Restructure of luxury property development
We advised Brookfield Multiplex Limited on its participation in the restructure of the failed Raptis Group’s Hilton Surfers Paradise Hotel and Residences project. The restructure we designed involved the voluntary administration of the special purpose Raptis companies associated with the development as an alternative to conventional security enforcement. This proposal led to a deed of company arrangement being agreed by creditors which approved new project documents and a new project finance package by the existing secured creditor.
The proposal retained value for the secured creditor as well as safeguarding existing pre-sale contracts and management arrangements with Hilton, while protecting the project from adverse consequences of the insolvency of the wider Raptis Group.
Restructure of significant rail provider
We advised the directors of Brookfield Infrastructure on its AUD$5.1 billion equity raising and other steps which effected the restructure of its debt and equity concerning Brookfield Rail.
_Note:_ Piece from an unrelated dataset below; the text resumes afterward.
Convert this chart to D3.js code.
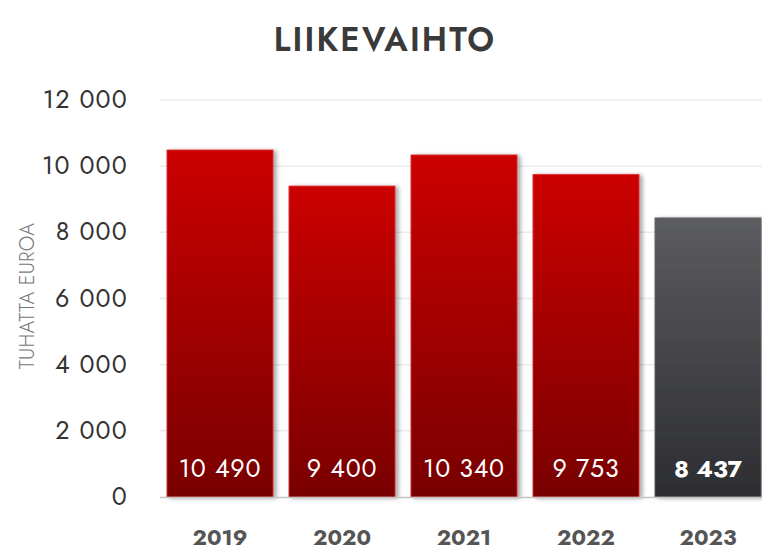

Owned by Brookfield Infrastructure, Brookfield Rail controls over 5,100km of crucial rail infrastructure through the southern half of Western Australia. It is one of the few independent rail infrastructure providers in the world.
Loan-to-own strategy for refinery
We advised Dalby Bio Refinery, the buyer of a senior secured loan valued at A$100 million, on the implementation of a capital restructure through a loan-to-own strategy. This involved deeds of company arrangement for operating and holding companies and the acquisition of the entire issued share capital of the holding company.